Spaces:

goabonga
/

hf-inference-api

Sleeping

File size: 4,442 Bytes

b98ed7e

"""Inference engine using Hugging Face API or local transformers."""

import logging
from typing import Any

from huggingface_hub import InferenceClient

from .config import Settings

logger = logging.getLogger(__name__)


class InferenceEngine:
    """Handles model loading and inference."""

    def __init__(self, settings: Settings) -> None:
        """Initialize the inference engine."""
        self.settings = settings
        self.client: InferenceClient | None = None
        self.pipeline = None
        self.model_loaded = False
        self.use_api = settings.use_api

    def load_model(self) -> None:
        """Load the model (API client or local pipeline)."""
        if self.use_api:
            self._init_api_client()
        else:
            self._init_local_pipeline()

    def _init_api_client(self) -> None:
        """Initialize the HF Inference API client."""
        logger.info(
            "Initializing HF Inference API client for model: %s",
            self.settings.model_name,
        )
        self.client = InferenceClient(
            model=self.settings.model_name,
            token=self.settings.api_token,
        )
        self.model_loaded = True
        logger.info("HF Inference API client ready")
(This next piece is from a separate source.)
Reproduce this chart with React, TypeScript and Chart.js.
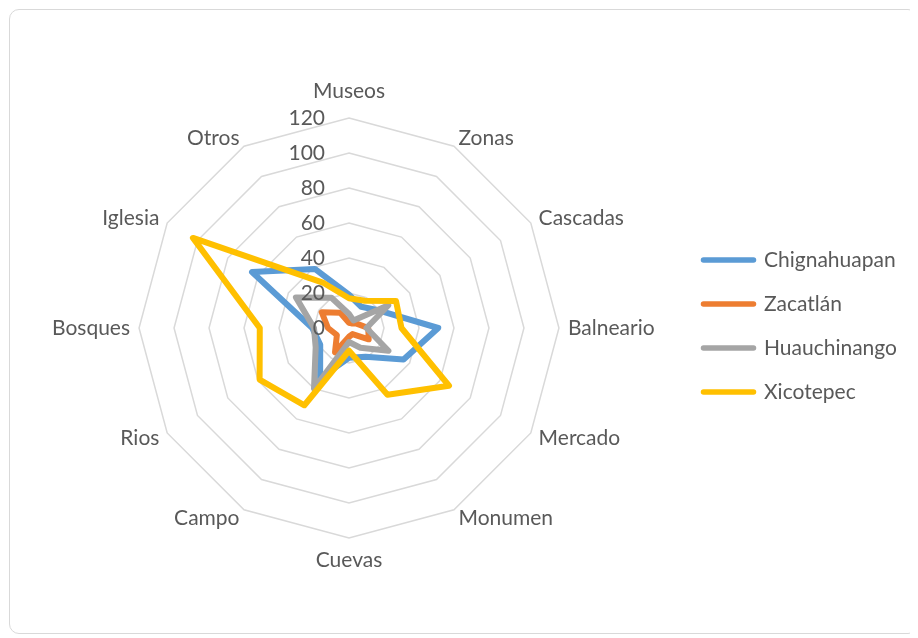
import React, { useEffect, useRef } from 'react';
import { Chart, registerables } from 'chart.js';

Chart.register(...registerables);

const categories = ['Museos', 'Zonas', 'Cascadas', 'Balneario', 'Mercado', 'Monumen', 'Cuevas', 'Campo', 'Rios', 'Bosques', 'Iglesia', 'Otros'];
const seriesNames = ['Chignahuapan', 'Zacatlán', 'Huauchinango', 'Xicotepec'];
const chignahuapan = [19, 14, 20, 51, 36, 19, 17, 33, 19, 21, 64, 39];
const zacatlan = [3, 3, 5, 11, 13, 4, 5, 16, 8, 12, 18, 10];
const huauchinango = [8, 5, 26, 10, 26, 13, 8, 40, 22, 20, 35, 20];
const xicotepec = [17, 18, 31, 30, 66, 44, 13, 51, 59, 51, 103, 30];
const seriesValues = [chignahuapan, zacatlan, huauchinango, xicotepec];
const seriesColors = ['#5B9BD5', '#ED7D31', '#A5A5A5', '#FFC000'];
const seriesOrder = [3, 2, 1, 0];
const axisMin = 0;
const axisMax = 120;
const axisStep = 20;

const FONT = 'Lato, "Open Sans", sans-serif';
const TEXT = '#595959';

const tickLabelPlugin = {
  id: 'tickLabelsLeft',
  afterDatasetsDraw(chart: any) {
    const scale = chart.scales.r;
    const ctx = chart.ctx;
    ctx.save();
    ctx.font = `21px ${FONT}`;
    ctx.fillStyle = TEXT;
    ctx.textAlign = 'right';
    ctx.textBaseline = 'middle';
    scale.ticks.forEach((t: any) => {
      const d = scale.getDistanceFromCenterForValue(t.value);
      ctx.fillText(String(t.label), scale.xCenter - 24, scale.yCenter - d);
    });
    ctx.restore();
  },
};

export default function App() {
  const ref = useRef<HTMLCanvasElement | null>(null);

  useEffect(() => {
    if (!ref.current) return;
    const chart = new Chart(ref.current, {
      type: 'radar',
      data: {
        labels: categories,
        datasets: seriesNames.map((name, i) => ({
          label: name,
          data: seriesValues[i],
          borderColor: seriesColors[i],
          backgroundColor: seriesColors[i],
          pointBorderColor: seriesColors[i],
          pointBackgroundColor: seriesColors[i],
          borderWidth: 6,
          pointBorderWidth: 5,
          borderJoinStyle: 'round',
          fill: false,
          pointRadius: 0,
          pointHoverRadius: 0,
          order: seriesOrder[i],
        })),
      },
      options: {
        animation: false,
        responsive: false,
        maintainAspectRatio: false,
        layout: { padding: { left: 13, right: 10, top: 79, bottom: 70 } },
        plugins: {
          tooltip: { enabled: false },
          legend: {
            position: 'right',
            maxWidth: 230,
            labels: {
              usePointStyle: true,
              pointStyle: 'line',
              pointStyleWidth: 50,
              padding: 23,
              color: TEXT,
              font: { family: FONT, size: 21 },
              sort: (a: any, b: any) => a.datasetIndex - b.datasetIndex,
              generateLabels: (c: any) => {
                const items = (Chart.defaults.plugins.legend.labels as any).generateLabels(c);
                items.forEach((it: any) => {
                  it.lineCap = 'round';
                  it.lineWidth = 5.5;
                  it.strokeStyle = seriesColors[it.datasetIndex];
                  it.fillStyle = seriesColors[it.datasetIndex];
                });
                return items;
              },
            },
          },
        },
        scales: {
          r: {
            min: axisMin,
            max: axisMax,
            ticks: { stepSize: axisStep, display: false },
            grid: { color: '#D9D9D9', lineWidth: 1.5, circular: false },
            angleLines: { display: false },
            pointLabels: {
              color: TEXT,
              font: { family: FONT, size: 21, lineHeight: 0.05 },
              padding: (ctx: any) => (ctx.index === 0 ? 26 : ctx.index === 6 ? 22 : 9),
            },
          },
        },
      },
      plugins: [tickLabelPlugin],
    } as any);
    return () => chart.destroy();
  }, []);

  return (
    <div
      style={{
        position: 'relative',
        marginLeft: 1,
        marginTop: 1,
        width: 909,
        height: 625,
        boxSizing: 'border-box',
        border: '1px solid #D9D9D9',
        borderRadius: 10,
        background: '#FFFFFF',
      }}
    >
      <canvas
        ref={ref}
        width={907}
        height={623}
        style={{ position: 'absolute', left: 0, top: 0, width: 907, height: 623 }}
      />
    </div>
  );
}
    def _init_local_pipeline(self) -> None:
        """Load the model locally using transformers."""
        try:
            from transformers import pipeline
        except ImportError:
            raise ImportError(
                "transformers and torch are required for local inference. "
                "Install them with: pip install transformers torch"
            )

        logger.info(
            "Loading local model: %s for task: %s",
            self.settings.model_name,
            self.settings.task,
        )
        self.pipeline = pipeline(
            task=self.settings.task,
            model=self.settings.model_name,
            device=self.settings.device if self.settings.device != "cpu" else -1,
        )
        self.model_loaded = True
        logger.info("Local model loaded successfully")

    def predict(
        self, inputs: str | list[str], parameters: dict[str, Any] | None = None
    ) -> list[Any]:
        """Run inference on the input(s)."""
        if not self.model_loaded:
            raise RuntimeError("Model not loaded")

        if self.use_api:
            return self._predict_api(inputs, parameters)
        else:
            return self._predict_local(inputs, parameters)

    def _predict_api(
        self, inputs: str | list[str], parameters: dict[str, Any] | None = None
    ) -> list[Any]:
        """Run inference using HF Inference API."""
        params = parameters or {}
        task = self.settings.task

        if isinstance(inputs, str):
            inputs_list = [inputs]
        else:
            inputs_list = inputs

        results = []
        for text in inputs_list:
            result = self._call_api(task, text, params)
            results.append(result)

        return results

    def _call_api(self, task: str, text: str, params: dict[str, Any]) -> Any:
        """Call the appropriate API method based on task."""
        if task in ("text-classification", "sentiment-analysis"):
            return self.client.text_classification(text, **params)
        elif task == "text-generation":
            return self.client.text_generation(text, **params)
        elif task == "summarization":
            return self.client.summarization(text, **params)
        elif task == "translation":
            return self.client.translation(text, **params)
        elif task == "fill-mask":
            return self.client.fill_mask(text, **params)
        elif task == "question-answering":
            context = params.pop("context", "")
            return self.client.question_answering(question=text, context=context)
        elif task == "feature-extraction":
            return self.client.feature_extraction(text, **params)
        else:
            # Generic post for unsupported tasks
            return self.client.post(json={"inputs": text, **params})

    def _predict_local(
        self, inputs: str | list[str], parameters: dict[str, Any] | None = None
    ) -> list[Any]:
        """Run inference using local transformers pipeline."""
        params = parameters or {}
        results = self.pipeline(inputs, **params)

        if isinstance(inputs, str):
            return [results]
        return results